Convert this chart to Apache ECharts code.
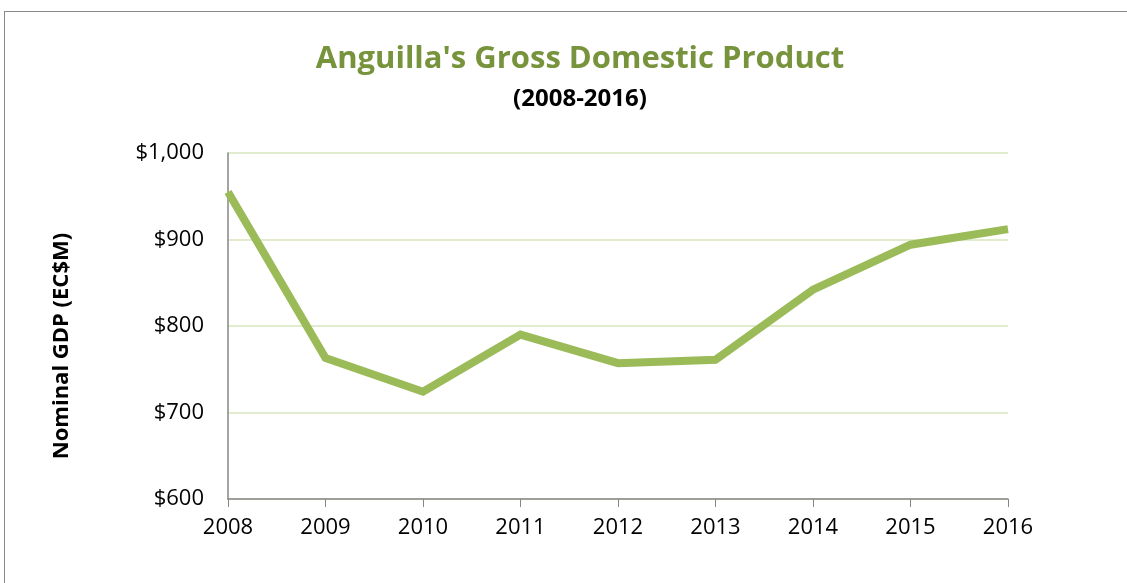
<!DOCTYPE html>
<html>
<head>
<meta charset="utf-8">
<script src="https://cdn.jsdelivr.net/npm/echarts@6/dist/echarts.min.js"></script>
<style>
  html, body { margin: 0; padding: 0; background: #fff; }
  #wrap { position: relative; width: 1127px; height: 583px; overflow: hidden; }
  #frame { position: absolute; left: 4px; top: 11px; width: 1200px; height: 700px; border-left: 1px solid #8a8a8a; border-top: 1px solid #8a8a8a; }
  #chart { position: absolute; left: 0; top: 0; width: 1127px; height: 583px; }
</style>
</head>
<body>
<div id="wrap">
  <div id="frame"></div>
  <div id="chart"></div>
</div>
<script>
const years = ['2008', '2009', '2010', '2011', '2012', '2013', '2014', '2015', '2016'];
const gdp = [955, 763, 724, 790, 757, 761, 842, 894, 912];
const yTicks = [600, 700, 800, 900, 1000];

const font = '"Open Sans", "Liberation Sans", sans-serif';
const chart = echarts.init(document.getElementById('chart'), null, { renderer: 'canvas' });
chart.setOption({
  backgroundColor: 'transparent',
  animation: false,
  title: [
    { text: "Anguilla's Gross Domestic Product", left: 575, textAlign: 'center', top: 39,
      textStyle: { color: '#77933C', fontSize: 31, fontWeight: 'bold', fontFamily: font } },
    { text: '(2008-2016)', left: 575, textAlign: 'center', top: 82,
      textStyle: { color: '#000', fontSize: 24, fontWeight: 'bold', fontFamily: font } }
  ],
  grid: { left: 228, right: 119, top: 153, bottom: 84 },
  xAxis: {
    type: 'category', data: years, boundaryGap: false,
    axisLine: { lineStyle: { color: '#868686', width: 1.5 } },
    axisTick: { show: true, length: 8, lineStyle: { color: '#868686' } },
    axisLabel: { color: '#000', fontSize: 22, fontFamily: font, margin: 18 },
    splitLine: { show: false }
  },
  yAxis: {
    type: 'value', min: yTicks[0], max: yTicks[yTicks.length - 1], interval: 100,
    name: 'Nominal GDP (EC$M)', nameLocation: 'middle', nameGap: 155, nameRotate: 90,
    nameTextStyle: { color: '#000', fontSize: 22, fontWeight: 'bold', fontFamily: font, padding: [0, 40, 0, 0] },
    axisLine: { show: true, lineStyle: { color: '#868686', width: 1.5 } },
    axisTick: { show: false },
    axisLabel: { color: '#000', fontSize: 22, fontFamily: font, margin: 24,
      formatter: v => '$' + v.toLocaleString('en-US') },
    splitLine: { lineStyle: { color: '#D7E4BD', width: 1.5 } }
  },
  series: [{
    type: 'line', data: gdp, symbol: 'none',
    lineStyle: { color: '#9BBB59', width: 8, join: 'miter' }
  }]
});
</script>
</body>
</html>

:: Work to complete ::
Leave the pictures out and output the rest of the listing exactly.

:: Written answer ::
Convert this chart to Apache ECharts code.
<!DOCTYPE html>
<html>
<head>
<meta charset="utf-8">
<script src="https://cdn.jsdelivr.net/npm/echarts@6/dist/echarts.min.js"></script>
<style>
  html, body { margin: 0; padding: 0; background: #fff; }
  #wrap { position: relative; width: 1127px; height: 583px; overflow: hidden; }
  #frame { position: absolute; left: 4px; top: 11px; width: 1200px; height: 700px; border-left: 1px solid #8a8a8a; border-top: 1px solid #8a8a8a; }
  #chart { position: absolute; left: 0; top: 0; width: 1127px; height: 583px; }
</style>
</head>
<body>
<div id="wrap">
  <div id="frame"></div>
  <div id="chart"></div>
</div>
<script>
const years = ['2008', '2009', '2010', '2011', '2012', '2013', '2014', '2015', '2016'];
const gdp = [955, 763, 724, 790, 757, 761, 842, 894, 912];
const yTicks = [600, 700, 800, 900, 1000];

const font = '"Open Sans", "Liberation Sans", sans-serif';
const chart = echarts.init(document.getElementById('chart'), null, { renderer: 'canvas' });
chart.setOption({
  backgroundColor: 'transparent',
  animation: false,
  title: [
    { text: "Anguilla's Gross Domestic Product", left: 575, textAlign: 'center', top: 39,
      textStyle: { color: '#77933C', fontSize: 31, fontWeight: 'bold', fontFamily: font } },
    { text: '(2008-2016)', left: 575, textAlign: 'center', top: 82,
      textStyle: { color: '#000', fontSize: 24, fontWeight: 'bold', fontFamily: font } }
  ],
  grid: { left: 228, right: 119, top: 153, bottom: 84 },
  xAxis: {
    type: 'category', data: years, boundaryGap: false,
    axisLine: { lineStyle: { color: '#868686', width: 1.5 } },
    axisTick: { show: true, length: 8, lineStyle: { color: '#868686' } },
    axisLabel: { color: '#000', fontSize: 22, fontFamily: font, margin: 18 },
    splitLine: { show: false }
  },
  yAxis: {
    type: 'value', min: yTicks[0], max: yTicks[yTicks.length - 1], interval: 100,
    name: 'Nominal GDP (EC$M)', nameLocation: 'middle', nameGap: 155, nameRotate: 90,
    nameTextStyle: { color: '#000', fontSize: 22, fontWeight: 'bold', fontFamily: font, padding: [0, 40, 0, 0] },
    axisLine: { show: true, lineStyle: { color: '#868686', width: 1.5 } },
    axisTick: { show: false },
    axisLabel: { color: '#000', fontSize: 22, fontFamily: font, margin: 24,
      formatter: v => '$' + v.toLocaleString('en-US') },
    splitLine: { lineStyle: { color: '#D7E4BD', width: 1.5 } }
  },
  series: [{
    type: 'line', data: gdp, symbol: 'none',
    lineStyle: { color: '#9BBB59', width: 8, join: 'miter' }
  }]
});
</script>
</body>
</html>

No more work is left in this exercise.